== Data ==
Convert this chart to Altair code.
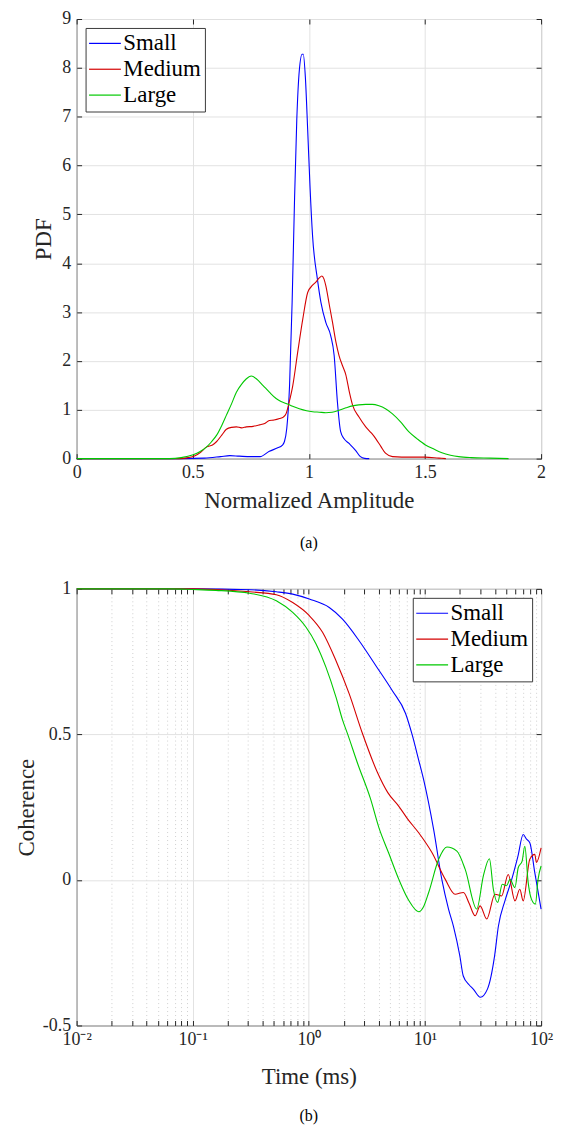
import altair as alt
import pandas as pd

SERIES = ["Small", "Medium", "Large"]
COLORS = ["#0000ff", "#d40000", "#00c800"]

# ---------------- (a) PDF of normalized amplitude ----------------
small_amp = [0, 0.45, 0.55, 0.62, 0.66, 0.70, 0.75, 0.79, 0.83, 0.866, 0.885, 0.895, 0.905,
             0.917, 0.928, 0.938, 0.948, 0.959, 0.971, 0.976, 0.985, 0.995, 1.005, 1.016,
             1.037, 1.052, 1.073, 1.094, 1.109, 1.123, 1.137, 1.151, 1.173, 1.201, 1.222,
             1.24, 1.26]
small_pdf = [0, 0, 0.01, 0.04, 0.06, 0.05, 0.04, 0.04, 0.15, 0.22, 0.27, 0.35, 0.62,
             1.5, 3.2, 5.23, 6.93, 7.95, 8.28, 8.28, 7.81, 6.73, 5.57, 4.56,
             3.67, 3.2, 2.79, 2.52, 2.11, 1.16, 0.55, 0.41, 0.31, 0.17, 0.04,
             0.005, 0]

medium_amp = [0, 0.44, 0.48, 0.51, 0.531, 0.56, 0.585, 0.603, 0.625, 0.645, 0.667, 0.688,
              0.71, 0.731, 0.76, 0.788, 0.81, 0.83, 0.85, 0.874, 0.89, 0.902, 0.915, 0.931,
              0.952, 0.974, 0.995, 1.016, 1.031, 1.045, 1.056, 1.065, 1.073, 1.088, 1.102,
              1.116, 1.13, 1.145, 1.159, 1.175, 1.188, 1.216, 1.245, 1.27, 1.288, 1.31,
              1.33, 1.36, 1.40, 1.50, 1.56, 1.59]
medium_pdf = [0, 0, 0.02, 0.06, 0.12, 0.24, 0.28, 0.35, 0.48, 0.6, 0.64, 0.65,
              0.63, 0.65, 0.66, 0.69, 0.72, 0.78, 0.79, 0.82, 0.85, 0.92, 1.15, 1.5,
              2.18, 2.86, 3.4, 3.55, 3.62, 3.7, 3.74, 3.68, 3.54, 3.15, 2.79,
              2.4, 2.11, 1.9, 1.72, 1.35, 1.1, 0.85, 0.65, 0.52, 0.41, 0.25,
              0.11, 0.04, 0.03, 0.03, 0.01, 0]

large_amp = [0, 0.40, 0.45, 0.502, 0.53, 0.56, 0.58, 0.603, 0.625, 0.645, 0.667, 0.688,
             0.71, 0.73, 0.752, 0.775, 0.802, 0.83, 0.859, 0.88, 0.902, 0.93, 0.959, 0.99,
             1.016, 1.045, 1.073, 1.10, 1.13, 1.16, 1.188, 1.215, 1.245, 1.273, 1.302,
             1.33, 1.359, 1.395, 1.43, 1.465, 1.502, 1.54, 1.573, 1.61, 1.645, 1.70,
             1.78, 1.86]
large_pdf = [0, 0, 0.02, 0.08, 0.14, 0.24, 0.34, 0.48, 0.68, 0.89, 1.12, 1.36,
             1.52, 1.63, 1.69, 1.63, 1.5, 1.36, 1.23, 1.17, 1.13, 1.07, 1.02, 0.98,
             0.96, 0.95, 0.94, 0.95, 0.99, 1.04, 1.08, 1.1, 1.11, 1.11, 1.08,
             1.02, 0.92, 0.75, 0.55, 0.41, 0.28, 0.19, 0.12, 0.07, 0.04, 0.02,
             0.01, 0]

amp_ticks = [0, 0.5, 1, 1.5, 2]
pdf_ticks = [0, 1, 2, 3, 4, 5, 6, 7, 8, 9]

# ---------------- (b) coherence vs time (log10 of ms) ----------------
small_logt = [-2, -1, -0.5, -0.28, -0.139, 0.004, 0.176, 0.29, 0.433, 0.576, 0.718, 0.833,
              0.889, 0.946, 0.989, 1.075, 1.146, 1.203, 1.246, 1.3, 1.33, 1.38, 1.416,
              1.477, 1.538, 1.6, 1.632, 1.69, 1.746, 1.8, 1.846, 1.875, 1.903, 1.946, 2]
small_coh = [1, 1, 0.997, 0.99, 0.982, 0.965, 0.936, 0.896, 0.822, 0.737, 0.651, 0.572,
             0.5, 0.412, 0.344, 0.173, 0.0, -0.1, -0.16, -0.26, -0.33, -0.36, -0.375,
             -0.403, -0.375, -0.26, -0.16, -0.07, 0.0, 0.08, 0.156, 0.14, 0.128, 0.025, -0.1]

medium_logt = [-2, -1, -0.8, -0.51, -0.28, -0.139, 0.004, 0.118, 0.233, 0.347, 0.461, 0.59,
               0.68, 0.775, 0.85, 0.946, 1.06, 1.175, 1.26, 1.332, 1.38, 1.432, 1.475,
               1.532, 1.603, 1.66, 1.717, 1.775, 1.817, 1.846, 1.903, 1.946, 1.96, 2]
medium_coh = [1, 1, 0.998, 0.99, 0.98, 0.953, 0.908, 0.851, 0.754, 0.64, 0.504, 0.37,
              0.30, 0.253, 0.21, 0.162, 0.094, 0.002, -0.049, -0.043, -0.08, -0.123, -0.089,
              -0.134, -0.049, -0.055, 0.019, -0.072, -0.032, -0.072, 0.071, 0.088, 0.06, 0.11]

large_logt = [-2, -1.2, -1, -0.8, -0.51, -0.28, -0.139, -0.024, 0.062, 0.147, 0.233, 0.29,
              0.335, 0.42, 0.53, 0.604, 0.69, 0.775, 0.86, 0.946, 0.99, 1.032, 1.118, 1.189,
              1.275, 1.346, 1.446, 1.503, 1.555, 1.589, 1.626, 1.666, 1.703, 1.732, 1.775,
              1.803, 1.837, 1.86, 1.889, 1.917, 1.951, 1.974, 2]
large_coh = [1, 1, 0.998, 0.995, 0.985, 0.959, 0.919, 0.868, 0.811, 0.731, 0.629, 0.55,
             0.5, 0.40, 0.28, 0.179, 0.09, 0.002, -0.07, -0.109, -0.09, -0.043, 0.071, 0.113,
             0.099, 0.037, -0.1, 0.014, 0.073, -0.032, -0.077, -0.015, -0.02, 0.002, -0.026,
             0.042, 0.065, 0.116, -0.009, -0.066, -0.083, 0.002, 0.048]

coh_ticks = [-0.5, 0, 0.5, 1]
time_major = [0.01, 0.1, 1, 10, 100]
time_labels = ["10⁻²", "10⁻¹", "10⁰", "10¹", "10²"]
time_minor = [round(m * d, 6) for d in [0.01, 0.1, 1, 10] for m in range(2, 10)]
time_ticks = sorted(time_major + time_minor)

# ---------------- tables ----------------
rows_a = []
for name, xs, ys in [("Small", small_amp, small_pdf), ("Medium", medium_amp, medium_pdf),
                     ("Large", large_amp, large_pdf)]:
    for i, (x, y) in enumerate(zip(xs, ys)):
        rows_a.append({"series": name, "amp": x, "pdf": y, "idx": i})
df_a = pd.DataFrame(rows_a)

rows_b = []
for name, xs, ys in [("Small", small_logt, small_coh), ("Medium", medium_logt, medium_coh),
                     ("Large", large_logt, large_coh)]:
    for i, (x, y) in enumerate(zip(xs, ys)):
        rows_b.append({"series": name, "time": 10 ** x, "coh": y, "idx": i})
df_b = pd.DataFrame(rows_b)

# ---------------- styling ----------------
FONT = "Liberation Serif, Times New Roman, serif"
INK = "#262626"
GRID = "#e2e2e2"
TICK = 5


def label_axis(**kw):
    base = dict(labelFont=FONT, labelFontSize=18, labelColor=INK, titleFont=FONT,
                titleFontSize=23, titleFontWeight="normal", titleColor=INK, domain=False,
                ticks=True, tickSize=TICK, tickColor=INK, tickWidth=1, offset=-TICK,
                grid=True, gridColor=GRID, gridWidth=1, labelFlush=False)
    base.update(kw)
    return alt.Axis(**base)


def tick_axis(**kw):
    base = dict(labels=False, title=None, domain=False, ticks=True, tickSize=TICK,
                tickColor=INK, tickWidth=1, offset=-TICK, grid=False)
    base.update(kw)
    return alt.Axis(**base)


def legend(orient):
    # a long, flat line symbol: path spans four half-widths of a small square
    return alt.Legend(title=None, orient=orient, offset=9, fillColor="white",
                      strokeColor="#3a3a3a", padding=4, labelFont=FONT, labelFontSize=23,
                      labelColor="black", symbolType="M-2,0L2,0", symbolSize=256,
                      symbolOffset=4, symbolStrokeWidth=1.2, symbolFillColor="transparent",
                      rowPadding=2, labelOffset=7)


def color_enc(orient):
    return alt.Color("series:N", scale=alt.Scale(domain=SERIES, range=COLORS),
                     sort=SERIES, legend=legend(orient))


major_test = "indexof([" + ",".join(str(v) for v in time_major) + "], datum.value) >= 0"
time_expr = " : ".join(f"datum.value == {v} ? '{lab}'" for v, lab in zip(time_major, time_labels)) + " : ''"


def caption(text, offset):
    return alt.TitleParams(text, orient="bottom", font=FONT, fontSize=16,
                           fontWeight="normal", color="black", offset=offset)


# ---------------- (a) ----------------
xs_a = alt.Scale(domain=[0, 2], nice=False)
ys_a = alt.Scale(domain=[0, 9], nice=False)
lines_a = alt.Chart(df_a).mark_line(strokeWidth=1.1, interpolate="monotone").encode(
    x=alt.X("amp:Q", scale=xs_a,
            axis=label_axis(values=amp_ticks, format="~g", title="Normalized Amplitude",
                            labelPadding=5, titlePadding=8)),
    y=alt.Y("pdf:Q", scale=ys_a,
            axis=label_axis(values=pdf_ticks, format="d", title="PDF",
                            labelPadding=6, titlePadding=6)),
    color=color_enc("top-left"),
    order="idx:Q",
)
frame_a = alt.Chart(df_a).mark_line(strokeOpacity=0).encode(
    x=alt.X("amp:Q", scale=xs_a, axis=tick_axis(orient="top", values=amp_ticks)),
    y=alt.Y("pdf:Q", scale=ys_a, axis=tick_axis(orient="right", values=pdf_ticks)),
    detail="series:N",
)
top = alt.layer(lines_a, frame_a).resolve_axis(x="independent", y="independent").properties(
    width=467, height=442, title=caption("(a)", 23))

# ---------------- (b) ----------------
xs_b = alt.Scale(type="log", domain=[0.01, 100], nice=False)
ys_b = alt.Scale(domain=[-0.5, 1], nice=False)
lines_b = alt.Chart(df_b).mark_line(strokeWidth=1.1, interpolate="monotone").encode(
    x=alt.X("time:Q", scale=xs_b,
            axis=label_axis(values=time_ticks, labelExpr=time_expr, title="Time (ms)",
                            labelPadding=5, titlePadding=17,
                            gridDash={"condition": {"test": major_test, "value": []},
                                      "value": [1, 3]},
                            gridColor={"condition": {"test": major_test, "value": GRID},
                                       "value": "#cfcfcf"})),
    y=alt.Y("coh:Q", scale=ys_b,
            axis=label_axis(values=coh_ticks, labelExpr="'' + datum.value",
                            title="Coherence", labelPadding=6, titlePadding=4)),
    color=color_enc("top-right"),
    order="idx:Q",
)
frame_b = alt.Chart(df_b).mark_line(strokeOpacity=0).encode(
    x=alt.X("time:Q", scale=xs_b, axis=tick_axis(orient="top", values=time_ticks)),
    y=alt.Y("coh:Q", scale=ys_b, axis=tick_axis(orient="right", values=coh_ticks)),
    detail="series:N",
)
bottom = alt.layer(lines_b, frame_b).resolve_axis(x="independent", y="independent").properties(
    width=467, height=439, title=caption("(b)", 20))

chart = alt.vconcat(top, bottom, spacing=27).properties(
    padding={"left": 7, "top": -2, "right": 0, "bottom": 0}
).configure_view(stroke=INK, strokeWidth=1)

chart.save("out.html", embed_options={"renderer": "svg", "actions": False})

== Task to complete ==
Write out again exactly the lines from the start of the data above through the line containing "0.11, 0.04, 0.03, 0.03, 0.01, 0]", inclusive, excluding any pictures.

== Exercise result ==
Convert this chart to Altair code.
import altair as alt
import pandas as pd

SERIES = ["Small", "Medium", "Large"]
COLORS = ["#0000ff", "#d40000", "#00c800"]

# ---------------- (a) PDF of normalized amplitude ----------------
small_amp = [0, 0.45, 0.55, 0.62, 0.66, 0.70, 0.75, 0.79, 0.83, 0.866, 0.885, 0.895, 0.905,
             0.917, 0.928, 0.938, 0.948, 0.959, 0.971, 0.976, 0.985, 0.995, 1.005, 1.016,
             1.037, 1.052, 1.073, 1.094, 1.109, 1.123, 1.137, 1.151, 1.173, 1.201, 1.222,
             1.24, 1.26]
small_pdf = [0, 0, 0.01, 0.04, 0.06, 0.05, 0.04, 0.04, 0.15, 0.22, 0.27, 0.35, 0.62,
             1.5, 3.2, 5.23, 6.93, 7.95, 8.28, 8.28, 7.81, 6.73, 5.57, 4.56,
             3.67, 3.2, 2.79, 2.52, 2.11, 1.16, 0.55, 0.41, 0.31, 0.17, 0.04,
             0.005, 0]

medium_amp = [0, 0.44, 0.48, 0.51, 0.531, 0.56, 0.585, 0.603, 0.625, 0.645, 0.667, 0.688,
              0.71, 0.731, 0.76, 0.788, 0.81, 0.83, 0.85, 0.874, 0.89, 0.902, 0.915, 0.931,
              0.952, 0.974, 0.995, 1.016, 1.031, 1.045, 1.056, 1.065, 1.073, 1.088, 1.102,
              1.116, 1.13, 1.145, 1.159, 1.175, 1.188, 1.216, 1.245, 1.27, 1.288, 1.31,
              1.33, 1.36, 1.40, 1.50, 1.56, 1.59]
medium_pdf = [0, 0, 0.02, 0.06, 0.12, 0.24, 0.28, 0.35, 0.48, 0.6, 0.64, 0.65,
              0.63, 0.65, 0.66, 0.69, 0.72, 0.78, 0.79, 0.82, 0.85, 0.92, 1.15, 1.5,
              2.18, 2.86, 3.4, 3.55, 3.62, 3.7, 3.74, 3.68, 3.54, 3.15, 2.79,
              2.4, 2.11, 1.9, 1.72, 1.35, 1.1, 0.85, 0.65, 0.52, 0.41, 0.25,
              0.11, 0.04, 0.03, 0.03, 0.01, 0]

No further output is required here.